The EU could also introduce a tax on financial transactions, electricity, motor fuel or corporations, if member states agree..

But the EU will also have to make cuts and shift priorities to make ends meet, Oettinger warned.

In order to stimulate a broader discussion on what to keep and what to slash, the commission set out five possible scenarios for the future budget, with options ranging from carrying on as usual to far-reaching changes with less support to agriculture and cohesion policy, which currently take more than 70 percent of the money.

While member states are generally unwilling to pay more into the budget, it is likely that proposals to cut funding to agriculture or other programmes will turn out to be controversial.

The paper also questions the length of the budget period, which is currently runs over a seven-year span. This could be shortened to five years, to coincide with the mandates of the European Parliament and the commission.

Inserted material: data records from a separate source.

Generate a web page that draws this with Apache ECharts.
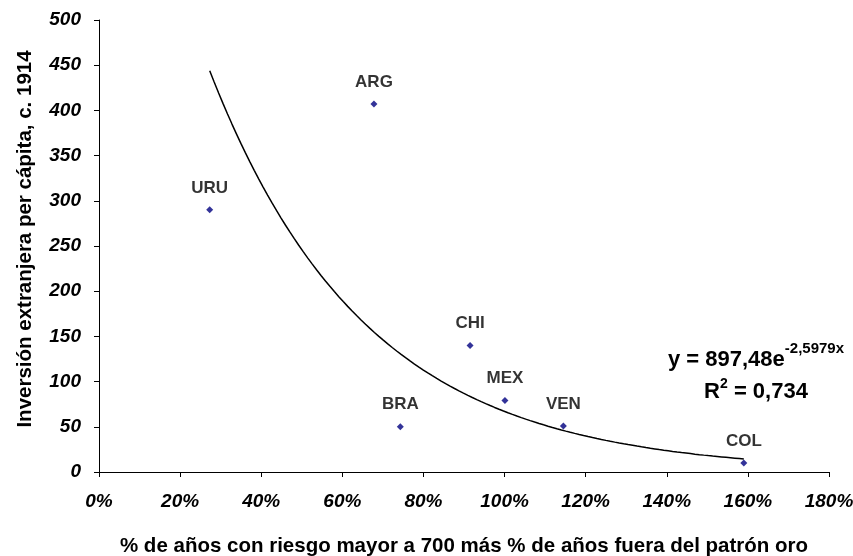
<!DOCTYPE html>
<html>
<head>
<meta charset="utf-8">
<script src="https://cdn.jsdelivr.net/npm/echarts@6/dist/echarts.min.js"></script>
<style>
html,body{margin:0;padding:0;background:#fff;}
#chart{width:853px;height:556px;}
</style>
</head>
<body>
<div id="chart"></div>
<script>
// ---- data ----
const countries = ['URU', 'ARG', 'BRA', 'CHI', 'MEX', 'VEN', 'COL'];
const riskShare = [0.273, 0.678, 0.743, 0.915, 1.001, 1.145, 1.590];   // x: share of years (fraction)
const investment = [290, 407, 50, 140, 79, 51, 10];                      // y: foreign investment per capita
const xTicks = { min: 0, max: 1.8, interval: 0.2 };
const yTicks = { min: 0, max: 500, interval: 50 };
const equationMain = 'y = 897,48e';
const equationExp = '-2,5979x';
const rSquared = '0,734';

// ---- exponential least-squares fit (as the spreadsheet trendline) ----
function expFit(xs, ys) {
  const n = xs.length;
  const ly = ys.map(v => Math.log(v));
  const mx = xs.reduce((a, b) => a + b, 0) / n;
  const my = ly.reduce((a, b) => a + b, 0) / n;
  let sxy = 0, sxx = 0;
  for (let i = 0; i < n; i++) { sxy += (xs[i] - mx) * (ly[i] - my); sxx += (xs[i] - mx) ** 2; }
  const b = sxy / sxx;
  const a = Math.exp(my - b * mx);
  return { a, b };
}
const fit = expFit(riskShare, investment);
const xLo = Math.min(...riskShare), xHi = Math.max(...riskShare);
const trend = [];
for (let i = 0; i <= 120; i++) {
  const x = xLo + (xHi - xLo) * i / 120;
  trend.push([x, fit.a * Math.exp(fit.b * x)]);
}

const font = 'Liberation Sans, Arial, sans-serif';
const chart = echarts.init(document.getElementById('chart'), null, { renderer: 'canvas' });
chart.setOption({
  animation: false,
  backgroundColor: '#ffffff',
  grid: { left: 99, right: 24, top: 20, bottom: 84, containLabel: false, outerBoundsMode: 'none' },
  xAxis: {
    type: 'value', min: xTicks.min, max: xTicks.max, interval: xTicks.interval,
    name: '% de años con riesgo mayor a 700 más % de años fuera del patrón oro',
    nameLocation: 'middle', nameGap: 64,
    nameTextStyle: { fontFamily: font, fontSize: 20.5, fontWeight: 'bold', color: '#000' },
    axisLine: { show: true, lineStyle: { color: '#000', width: 1 } },
    axisTick: { show: true, inside: false, length: 5, lineStyle: { color: '#000' } },
    axisLabel: {
      margin: 20, fontFamily: font, fontSize: 19, fontWeight: 'bold', fontStyle: 'italic', color: '#000',
      formatter: v => Math.round(v * 100) + '%'
    },
    splitLine: { show: false }
  },
  yAxis: {
    type: 'value', min: yTicks.min, max: yTicks.max, interval: yTicks.interval,
    name: 'Inversión extranjera per cápita, c. 1914',
    nameLocation: 'middle', nameGap: 63, nameRotate: 90,
    nameTextStyle: { fontFamily: font, fontSize: 20.5, fontWeight: 'bold', color: '#000', padding: [0, 0, 0, 14] },
    axisLine: { show: true, lineStyle: { color: '#000', width: 1 } },
    axisTick: { show: true, inside: false, length: 5, lineStyle: { color: '#000' } },
    axisLabel: { margin: 18, fontFamily: font, fontSize: 19, fontWeight: 'bold', fontStyle: 'italic', color: '#000' },
    splitLine: { show: false }
  },
  series: [
    {
      type: 'line', data: trend, showSymbol: false, smooth: false,
      lineStyle: { color: '#000', width: 1.5 }, silent: true, z: 1
    },
    {
      type: 'scatter', symbol: 'diamond', symbolSize: 7,
      itemStyle: { color: '#000080' },
      data: riskShare.map((x, i) => ({ value: [x, investment[i]], name: countries[i] })),
      label: {
        show: true, position: 'top', distance: 10, formatter: p => p.name,
        fontFamily: font, fontSize: 17, fontWeight: 'bold', color: '#000'
      },
      z: 3
    }
  ],
  graphic: [
    {
      type: 'text', x: 756, y: 359.5, silent: true,
      style: {
        text: '{a|' + equationMain + '}{s|' + equationExp + '}',
        align: 'center', verticalAlign: 'middle',
        rich: {
          a: { fontFamily: font, fontSize: 22, fontWeight: 'bold', color: '#000', lineHeight: 36 },
          s: { fontFamily: font, fontSize: 15, fontWeight: 'bold', color: '#000', lineHeight: 15, verticalAlign: 'top' }
        }
      }
    },
    {
      type: 'text', x: 756, y: 392, silent: true,
      style: {
        text: '{a|R}{s|2}{a| = ' + rSquared + '}',
        align: 'center', verticalAlign: 'middle',
        rich: {
          a: { fontFamily: font, fontSize: 22, fontWeight: 'bold', color: '#000', lineHeight: 30 },
          s: { fontFamily: font, fontSize: 14, fontWeight: 'bold', color: '#000', lineHeight: 18, verticalAlign: 'top' }
        }
      }
    }
  ]
});
</script>
</body>
</html>
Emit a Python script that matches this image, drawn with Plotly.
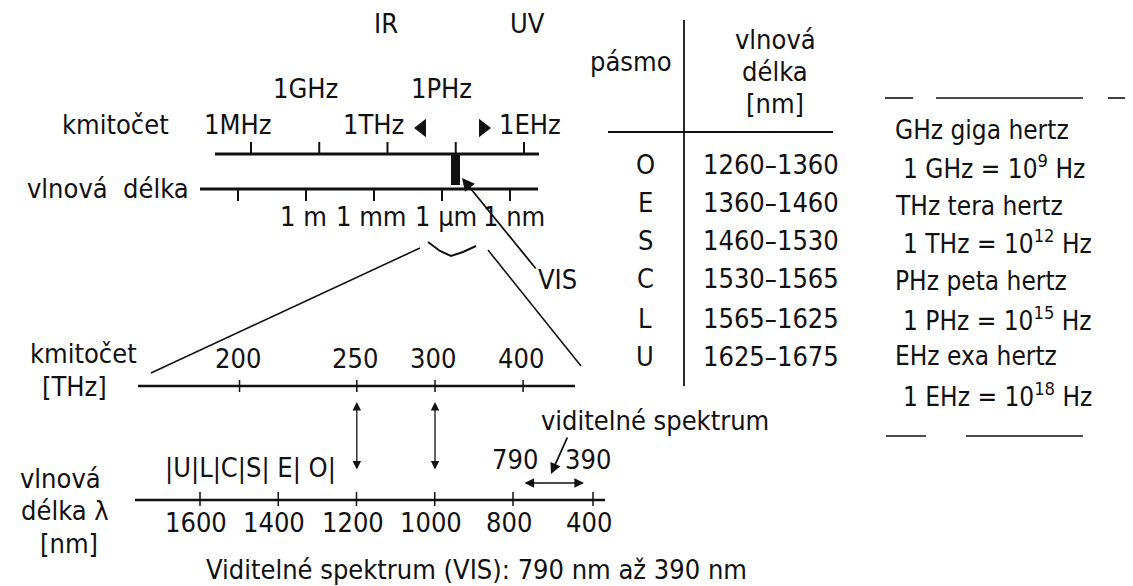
import numpy as np
import plotly.graph_objects as go

# ---------------- data ----------------
freq_exponents = [6, 9, 12, 15, 18]
freq_labels = ["1MHz", "1GHz", "1THz", "1PHz", "1EHz"]
wl_exponents = [3, 0, -3, -6, -9]
wl_labels = ["", "1 m", "1 mm", "1 µm", "1 nm"]
thz_values = [200, 250, 300, 400]
nm_ticks = [1600, 1400, 1200, 1000, 800, 400]
arrow_thz = [250, 300]
vis_range = [790, 390]
bands = ["O", "E", "S", "C", "L", "U"]
band_ranges = ["1260–1360", "1360–1460", "1460–1530", "1530–1565", "1565–1625", "1625–1675"]
unit_names = ["GHz giga hertz", "THz tera hertz", "PHz peta hertz", "EHz exa hertz"]
unit_defs = ["1 GHz = 10<sup>9</sup> Hz", "1 THz = 10<sup>12</sup> Hz",
             "1 PHz = 10<sup>15</sup> Hz", "1 EHz = 10<sup>18</sup> Hz"]
band_string = "|U|L|C|S| E| O|"

# ---------------- scales (pixel geometry of the drawing) ----------------
W, H = 1133, 586
FONT = "DejaVu Sans Condensed, Liberation Sans Narrow, sans-serif"
FS = 27
C_LIGHT = 299792.458  # nm*THz


def x_freq(e):
    return 243 + (e - 6) * 22.75


def x_wl(e):
    return 298 - e * 22.67


def x_nm(nm):
    return float(np.interp(nm, [400, 800, 1600], [585, 505, 192]))


def x_thz(f):
    return x_nm(C_LIGHT / f)


fig = go.Figure()
annotations = []


def line(xs, ys, w=2.5):
    fig.add_trace(go.Scatter(x=xs, y=ys, mode="lines", line=dict(color="#111", width=w),
                             hoverinfo="skip", showlegend=False))


def text(x, y, s, size=FS, anchor="center"):
    annotations.append(dict(x=x, y=y, text=s, showarrow=False, xanchor=anchor, yanchor="middle",
                            font=dict(family=FONT, size=size, color="#111")))


def arrow(x0, y0, x1, y1, side="end", w=1.5, head=2, size=1.2):
    annotations.append(dict(x=x1, y=y1, ax=x0, ay=y0, axref="x", ayref="y", xref="x", yref="y",
                            text="", showarrow=True, arrowhead=head, arrowside=side,
                            arrowwidth=w, arrowsize=size, arrowcolor="#111",
                            startarrowhead=head, startarrowsize=size))


# ---------------- top overview scale ----------------
Y_F, Y_W = 146, 181
text(378, 15, "IR")
text(519, 15, "UV")
text(107, 116, "kmitočet")
for i, (e, lab) in enumerate(zip(freq_exponents, freq_labels)):
    x = x_freq(e)
    text(x - 14 if i < 4 else x + 6, 116 if i % 2 == 0 else 80, lab)
    line([x, x], [Y_F - 12, Y_F], 2)
line([207, 531], [Y_F, Y_F], 3)
fig.add_trace(go.Scatter(x=[414, 475], y=[120, 120], mode="markers",
                         marker=dict(symbol=["triangle-left", "triangle-right"], size=16, color="#111"),
                         hoverinfo="skip", showlegend=False))

text(100, 180, "vlnová  délka")
line([192, 530], [Y_W, Y_W], 3)
for e, lab in zip(wl_exponents, wl_labels):
    x = x_wl(e)
    line([x, x], [Y_W, Y_W + 12], 2)
    if lab:
        text(x + (4 if e <= -6 else -3), 208, lab)

# visible band marker and VIS pointer
fig.add_shape(type="rect", x0=443, x1=452, y0=Y_F, y1=177, fillcolor="#111", line=dict(width=0))
arrow(529, 262, 454, 170, w=1.8, head=2, size=1.4)
text(549, 271, "VIS")

# zoom brace and funnel lines
line([420, 432, 443, 455, 468], [234, 243, 248, 244, 238], 2)
line([412, 143], [240, 365], 1.6)
line([480, 573], [242, 358], 1.6)

# ---------------- detailed scale ----------------
Y_T, Y_N = 378, 492
text(75, 345, "kmitočet")
text(66, 378, "[THz]")
line([130, 567], [Y_T, Y_T], 2.5)
for f in thz_values:
    x = x_thz(f)
    line([x, x], [Y_T - 6, Y_T + 6], 1.5)
    text(x - 2, 350, str(f))

for f in arrow_thz:
    x = x_thz(f)
    arrow(x, 463, x, 394, side="end+start", w=1.3, head=2, size=1.3)

text(242, 460, band_string)
text(647, 412, "viditelné spektrum")
text(x_nm(vis_range[0]), 451, str(vis_range[0]))
text(x_nm(vis_range[1]) - 5, 451, str(vis_range[1]))
arrow(560, 428, 543, 466, w=1.8, head=2, size=1.2)
arrow(x_nm(vis_range[0]) + 8, 475, x_nm(vis_range[1]) - 9, 475, side="end+start", w=1.6, head=2, size=1.2)

text(52, 470, "vlnová")
text(57, 502, "délka λ")
text(61, 535, "[nm]")
line([127, 597], [Y_N, Y_N], 2.5)
for nm in nm_ticks:
    x = x_nm(nm)
    line([x, x], [Y_N - 8, Y_N + 6], 1.5)
    text(x - 4, 514, str(nm))

text(468, 561, "Viditelné spektrum (VIS): 790 nm až 390 nm")

# ---------------- band table ----------------
text(623, 53, "pásmo")
text(767, 31, "vlnová")
text(767, 63, "délka")
text(767, 95, "[nm]")
line([676, 676], [12, 378], 1.8)
line([600, 825], [124, 124], 2.2)
row_y = [156, 194, 232, 270, 310, 348]
for b, r, y in zip(bands, band_ranges, row_y):
    text(637, y, b)
    text(763, y, r)

# ---------------- unit definitions ----------------
line([877, 905, None, 928, 1075, None, 1100, 1127], [90, 90, None, 90, 90, None, 90, 90], 1.6)
line([878, 918, None, 958, 1075, None, 1118, 1128], [428, 428, None, 428, 428, None, 428, 428], 1.6)
name_y = [122, 198, 273, 348]
def_y = [159, 234, 311, 387]
for n, d, yn, yd in zip(unit_names, unit_defs, name_y, def_y):
    text(885, yn, n, size=26, anchor="left")
    text(893, yd, d, size=26, anchor="left")

fig.update_layout(
    width=W, height=H, margin=dict(l=0, r=0, t=0, b=0),
    paper_bgcolor="white", plot_bgcolor="white",
    xaxis=dict(range=[0, W], visible=False, fixedrange=True),
    yaxis=dict(range=[H, 0], visible=False, fixedrange=True),
    annotations=annotations, showlegend=False,
)
fig.write_html("out.html")
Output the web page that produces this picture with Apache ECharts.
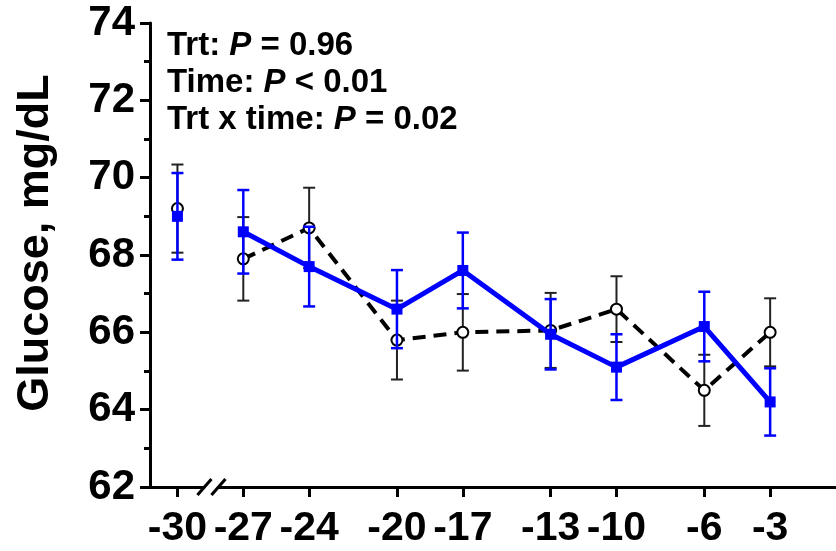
<!DOCTYPE html>
<html>
<head>
<meta charset="utf-8">
<script src="https://cdn.jsdelivr.net/npm/echarts@6/dist/echarts.min.js"></script>
<style>
  html, body { margin: 0; padding: 0; background: #fff; }
  #chart { width: 836px; height: 551px; }
</style>
</head>
<body>
<div id="chart"></div>
<script>
// days relative to event
const days = [-30, -27, -24, -20, -17, -13, -10, -6, -3];
const tickDays = [-30, -27, -24, -20, -17, -13, -10, -6, -3];

// control (black dashed, open circles)
const ctlMean = [69.2, 67.9, 68.7, 65.8, 66.0, 66.05, 66.6, 64.5, 66.0];
const ctlSE = [1.14, 1.08, 1.04, 1.02, 0.99, 0.97, 0.85, 0.92, 0.88];

// treatment (blue solid, squares)
const trtMean = [69.0, 68.6, 67.7, 66.6, 67.6, 65.95, 65.1, 66.15, 64.2];
const trtSE = [1.12, 1.08, 1.03, 1.01, 0.98, 0.91, 0.85, 0.9, 0.87];

const FONT = '"Liberation Sans", Arial, Helvetica, sans-serif';
const BLUE = '#0000ff';

const chart = echarts.init(document.getElementById('chart'));

// line data: break the line between -30 and -27 (axis break)
function lineData(mean) {
    const d = days.map((x, i) => [x, mean[i]]);
    d.splice(1, 0, [-28.5, '-']);
    return d;
}

function errData(mean, se) {
    return days.map((x, i) => [x, mean[i] - se[i], mean[i] + se[i]]);
}

function errorBars(color, width) {
    return function (params, api) {
        const x = api.value(0);
        const lo = api.coord([x, api.value(1)]);
        const hi = api.coord([x, api.value(2)]);
        const cap = 6;
        const style = { stroke: color, lineWidth: width };
        return {
            type: 'group',
            children: [
                { type: 'line', shape: { x1: lo[0], y1: lo[1], x2: hi[0], y2: hi[1] }, style },
                { type: 'line', shape: { x1: lo[0] - cap, y1: lo[1], x2: lo[0] + cap, y2: lo[1] }, style },
                { type: 'line', shape: { x1: hi[0] - cap, y1: hi[1], x2: hi[0] + cap, y2: hi[1] }, style }
            ]
        };
    };
}

const option = {
    animation: false,
    title: {
        left: 162,
        top: 22,
        text: '{b|Trt: }{i|P}{b| = 0.96}\n{b|Time: }{i|P}{b| < 0.01}\n{b|Trt x time: }{i|P}{b| = 0.02}',
        textStyle: {
            rich: {
                b: { fontFamily: FONT, fontWeight: 'bold', fontSize: 33, color: '#000', lineHeight: 37 },
                i: { fontFamily: FONT, fontWeight: 'bold', fontStyle: 'italic', fontSize: 33, color: '#000', lineHeight: 37 }
            }
        }
    },
    grid: { left: 150, right: 0, top: 23, bottom: 64 },
    xAxis: {
        type: 'value',
        min: -31.25,
        max: 0,
        splitLine: { show: false },
        axisLine: { onZero: false, lineStyle: { color: '#000', width: 3 } },
        axisTick: {
            customValues: tickDays,
            length: 10,
            lineStyle: { color: '#000', width: 3 }
        },
        axisLabel: {
            customValues: tickDays,
            margin: 21,
            color: '#000',
            fontFamily: FONT,
            fontWeight: 'bold',
            fontSize: 41
        }
    },
    yAxis: {
        type: 'value',
        min: 62,
        max: 74,
        interval: 2,
        name: 'Glucose, mg/dL',
        nameLocation: 'middle',
        nameGap: 92,
        nameTextStyle: {
            color: '#000',
            fontFamily: FONT,
            fontWeight: 'bold',
            fontSize: 45,
            padding: [0, 0, 0, 24]
        },
        splitLine: { show: false },
        axisLine: { show: true, onZero: false, lineStyle: { color: '#000', width: 3 } },
        axisTick: { show: true, length: 10, lineStyle: { color: '#000', width: 3 } },
        minorTick: { show: true, splitNumber: 2, length: 6, lineStyle: { color: '#000', width: 3 } },
        axisLabel: {
            margin: 15,
            color: '#000',
            fontFamily: FONT,
            fontWeight: 'bold',
            fontSize: 42
        }
    },
    series: [
        {
            type: 'custom',
            renderItem: errorBars('#222', 2),
            data: errData(ctlMean, ctlSE),
            z: 1
        },
        {
            type: 'line',
            data: lineData(ctlMean),
            symbol: 'circle',
            symbolSize: 11,
            itemStyle: { color: '#fff', borderColor: '#000', borderWidth: 2 },
            lineStyle: { color: '#000', width: 4, type: [13, 8] },
            z: 2
        },
        {
            type: 'custom',
            renderItem: errorBars(BLUE, 2.5),
            data: errData(trtMean, trtSE),
            z: 3
        },
        {
            type: 'line',
            data: lineData(trtMean),
            symbol: 'rect',
            symbolSize: 11,
            itemStyle: { color: BLUE },
            lineStyle: { color: BLUE, width: 5 },
            z: 4
        }
    ]
};

chart.setOption(option);

// axis break marks "//" on the x axis between -30 and -27
const bp = chart.convertToPixel({ gridIndex: 0 }, [-28.45, 62]);
const slash = (dx) => ({
    type: 'line',
    shape: { x1: bp[0] + dx - 7, y1: bp[1] + 8, x2: bp[0] + dx + 7, y2: bp[1] - 8 },
    style: { stroke: '#000', lineWidth: 3 },
    z: 10
});
chart.setOption({
    graphic: [
        { type: 'rect', shape: { x: bp[0] - 7, y: bp[1] - 3, width: 14, height: 6 }, style: { fill: '#fff' }, z: 9 },
        slash(-7),
        slash(7)
    ]
});
</script>
</body>
</html>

Another proposal on the table is whether one should introduce conditionality on EU funds, so as to stop them from going to countries that violate the rule of law or refuse to take refugees.

When asked if he would support linking funds with such democratic conditions, Oettinger said he was “entirely open to the result to be achieved”, and welcomed a discussion on the matter.

Member states, the European Parliament and civil society will now be asked to discuss the five scenarios.

Their views will feed into the proposal for the next long-term budget, which will start running in 2021. The commission will present this budget bill in the middle of next year.

Brexit would already eliminate the rebates enjoyed by member states such as Denmark and Sweden, Oettinger said.

The budget could also be augmented by fines, such as the recent ones against Apple and Google, who were found to be in breach of EU antitrust rules and charged with paying billions in fines.

But these fines would take many years to end up in the EU coffers, because of lengthy appeal processes and Oettiinger said it was not possible to count on such income to finance EU policies.